● Exercise description
Strip the pictures and reproduce the rest of the listing exactly.
(begin)
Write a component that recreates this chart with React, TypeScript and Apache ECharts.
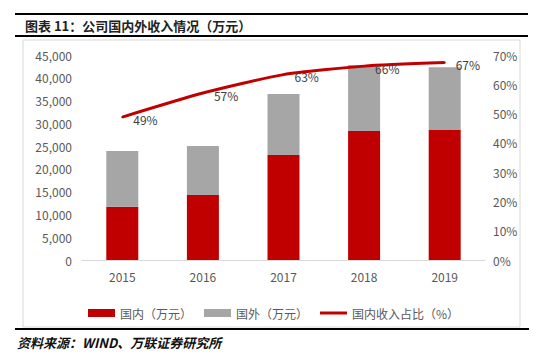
import React, { useEffect, useRef } from "react";
import * as echarts from "echarts";

const categories = ["2015", "2016", "2017", "2018", "2019"];
const domestic = [11700, 14270, 23050, 28320, 28540];
const overseas = [12230, 10750, 13390, 14480, 13760];
const domesticShare = [48.8, 57.0, 63.3, 66.2, 67.4];

const FONT = "'Noto Sans CJK SC', 'Noto Sans', sans-serif";

export default function App() {
  const ref = useRef<HTMLDivElement>(null);
  useEffect(() => {
    if (!ref.current) return;
    const chart = echarts.init(ref.current, undefined, { renderer: "svg" });
    chart.setOption({
      animation: false,
      backgroundColor: "#ffffff",
      textStyle: { fontFamily: FONT },
      graphic: [
        { type: "rect", shape: { x: 15, y: 13, width: 513, height: 2 }, style: { fill: "#000" } },
        { type: "rect", shape: { x: 15, y: 35, width: 513, height: 2 }, style: { fill: "#000" } },
        {
          type: "text",
          x: 25,
          y: 25,
          style: {
            text: "图表 11：公司国内外收入情况（万元）",
            fill: "#222",
            font: `bold 13px ${FONT}`,
            textVerticalAlign: "middle",
          },
        },
        {
          type: "rect",
          shape: { x: 23, y: 40, width: 497, height: 287 },
          style: { fill: "none", stroke: "#D9D9D9", lineWidth: 1 },
          silent: true,
        },
        { type: "rect", shape: { x: 15, y: 328, width: 514, height: 2 }, style: { fill: "#000" } },
        {
          type: "text",
          x: 17,
          y: 342,
          style: {
            text: "资料来源：WIND、万联证券研究所",
            fill: "#111",
            font: `italic bold 13px ${FONT}`,
            textVerticalAlign: "middle",
          },
        },
      ],
      grid: { left: 82, right: 62, top: 55, bottom: 95 },
      legend: {
        left: 83,
        top: 302,
        itemWidth: 27,
        itemHeight: 8,
        itemGap: 12,
        textStyle: { fontFamily: FONT, fontSize: 12, color: "#595959" },
        data: [
          { name: "国内（万元）", icon: "rect" },
          { name: "国外（万元）", icon: "rect" },
          { name: "国内收入占比（%）", icon: "path://M0,0 H27 V3 H0 Z" },
        ],
      },
      xAxis: {
        type: "category",
        data: categories,
        axisLine: { lineStyle: { color: "#D9D9D9" } },
        axisTick: { show: false },
        axisLabel: { color: "#595959", fontSize: 12, margin: 10, fontFamily: FONT },
      },
      yAxis: [
        {
          type: "value",
          min: 0,
          max: 45000,
          interval: 5000,
          splitLine: { show: false },
          axisLine: { show: false },
          axisTick: { show: false },
          axisLabel: {
            color: "#595959",
            fontSize: 12,
            margin: 10,
            fontFamily: FONT,
            formatter: (v: number) => v.toLocaleString("en-US"),
          },
        },
        {
          type: "value",
          min: 0,
          max: 70,
          interval: 10,
          splitLine: { show: false },
          axisLine: { show: false },
          axisTick: { show: false },
          axisLabel: {
            color: "#595959",
            fontSize: 12,
            margin: 8,
            fontFamily: FONT,
            formatter: (v: number) => `${v}%`,
          },
        },
      ],
      series: [
        {
          name: "国内（万元）",
          type: "bar",
          stack: "total",
          barWidth: 32,
          data: domestic,
          itemStyle: { color: "#C00000" },
        },
        {
          name: "国外（万元）",
          type: "bar",
          stack: "total",
          barWidth: 32,
          data: overseas,
          itemStyle: { color: "#A6A6A6" },
        },
        {
          name: "国内收入占比（%）",
          type: "line",
          yAxisIndex: 1,
          data: domesticShare,
          smooth: 0.2,
          symbol: "circle",
          symbolSize: 2,
          showSymbol: true,
          lineStyle: { color: "#C00000", width: 3 },
          itemStyle: { color: "#C00000" },
          label: {
            show: true,
            position: "right",
            distance: 10,
            offset: [0, 2],
            color: "#404040",
            fontSize: 12,
            fontFamily: FONT,
            formatter: (p: any) => `${Math.round(p.value)}%`,
          },
        },
      ],
    });
    return () => chart.dispose();
  }, []);
  return <div ref={ref} style={{ width: 547, height: 355, position: "absolute", left: 0, top: 0 }} />;
}
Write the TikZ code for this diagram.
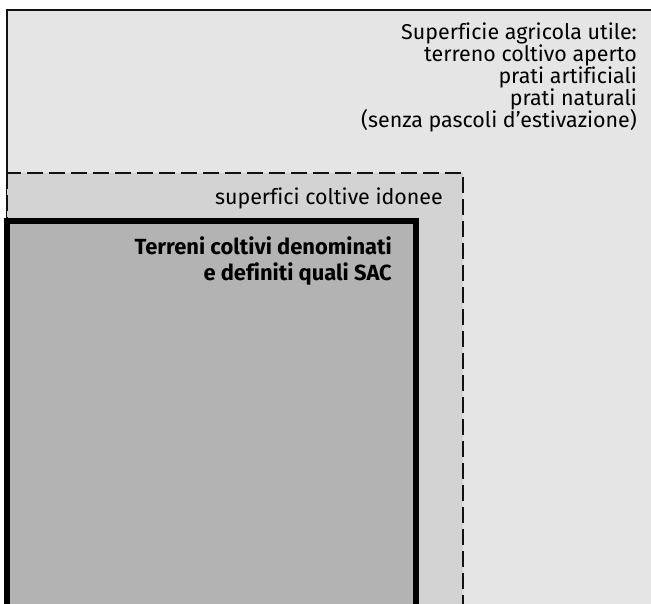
(end)
● Expected answer
Write a component that recreates this chart with React, TypeScript and Apache ECharts.
import React, { useEffect, useRef } from "react";
import * as echarts from "echarts";

const categories = ["2015", "2016", "2017", "2018", "2019"];
const domestic = [11700, 14270, 23050, 28320, 28540];
const overseas = [12230, 10750, 13390, 14480, 13760];
const domesticShare = [48.8, 57.0, 63.3, 66.2, 67.4];

const FONT = "'Noto Sans CJK SC', 'Noto Sans', sans-serif";

export default function App() {
  const ref = useRef<HTMLDivElement>(null);
  useEffect(() => {
    if (!ref.current) return;
    const chart = echarts.init(ref.current, undefined, { renderer: "svg" });
    chart.setOption({
      animation: false,
      backgroundColor: "#ffffff",
      textStyle: { fontFamily: FONT },
      graphic: [
        { type: "rect", shape: { x: 15, y: 13, width: 513, height: 2 }, style: { fill: "#000" } },
        { type: "rect", shape: { x: 15, y: 35, width: 513, height: 2 }, style: { fill: "#000" } },
        {
          type: "text",
          x: 25,
          y: 25,
          style: {
            text: "图表 11：公司国内外收入情况（万元）",
            fill: "#222",
            font: `bold 13px ${FONT}`,
            textVerticalAlign: "middle",
          },
        },
        {
          type: "rect",
          shape: { x: 23, y: 40, width: 497, height: 287 },
          style: { fill: "none", stroke: "#D9D9D9", lineWidth: 1 },
          silent: true,
        },
        { type: "rect", shape: { x: 15, y: 328, width: 514, height: 2 }, style: { fill: "#000" } },
        {
          type: "text",
          x: 17,
          y: 342,
          style: {
            text: "资料来源：WIND、万联证券研究所",
            fill: "#111",
            font: `italic bold 13px ${FONT}`,
            textVerticalAlign: "middle",
          },
        },
      ],
      grid: { left: 82, right: 62, top: 55, bottom: 95 },
      legend: {
        left: 83,
        top: 302,
        itemWidth: 27,
        itemHeight: 8,
        itemGap: 12,
        textStyle: { fontFamily: FONT, fontSize: 12, color: "#595959" },
        data: [
          { name: "国内（万元）", icon: "rect" },
          { name: "国外（万元）", icon: "rect" },
          { name: "国内收入占比（%）", icon: "path://M0,0 H27 V3 H0 Z" },
        ],
      },
      xAxis: {
        type: "category",
        data: categories,
        axisLine: { lineStyle: { color: "#D9D9D9" } },
        axisTick: { show: false },
        axisLabel: { color: "#595959", fontSize: 12, margin: 10, fontFamily: FONT },
      },
      yAxis: [
        {
          type: "value",
          min: 0,
          max: 45000,
          interval: 5000,
          splitLine: { show: false },
          axisLine: { show: false },
          axisTick: { show: false },
          axisLabel: {
            color: "#595959",
            fontSize: 12,
            margin: 10,
            fontFamily: FONT,
            formatter: (v: number) => v.toLocaleString("en-US"),
          },
        },
        {
          type: "value",
          min: 0,
          max: 70,
          interval: 10,
          splitLine: { show: false },
          axisLine: { show: false },
          axisTick: { show: false },
          axisLabel: {
            color: "#595959",
            fontSize: 12,
            margin: 8,
            fontFamily: FONT,
            formatter: (v: number) => `${v}%`,
          },
        },
      ],
      series: [
        {
          name: "国内（万元）",
          type: "bar",
          stack: "total",
          barWidth: 32,
          data: domestic,
          itemStyle: { color: "#C00000" },
        },
        {
          name: "国外（万元）",
          type: "bar",
          stack: "total",
          barWidth: 32,
          data: overseas,
          itemStyle: { color: "#A6A6A6" },
        },
        {
          name: "国内收入占比（%）",
          type: "line",
          yAxisIndex: 1,
          data: domesticShare,
          smooth: 0.2,
          symbol: "circle",
          symbolSize: 2,
          showSymbol: true,
          lineStyle: { color: "#C00000", width: 3 },
          itemStyle: { color: "#C00000" },
          label: {
            show: true,
            position: "right",
            distance: 10,
            offset: [0, 2],
            color: "#404040",
            fontSize: 12,
            fontFamily: FONT,
            formatter: (p: any) => `${Math.round(p.value)}%`,
          },
        },
      ],
    });
    return () => chart.dispose();
  }, []);
  return <div ref={ref} style={{ width: 547, height: 355, position: "absolute", left: 0, top: 0 }} />;
}
Write the TikZ code for this diagram.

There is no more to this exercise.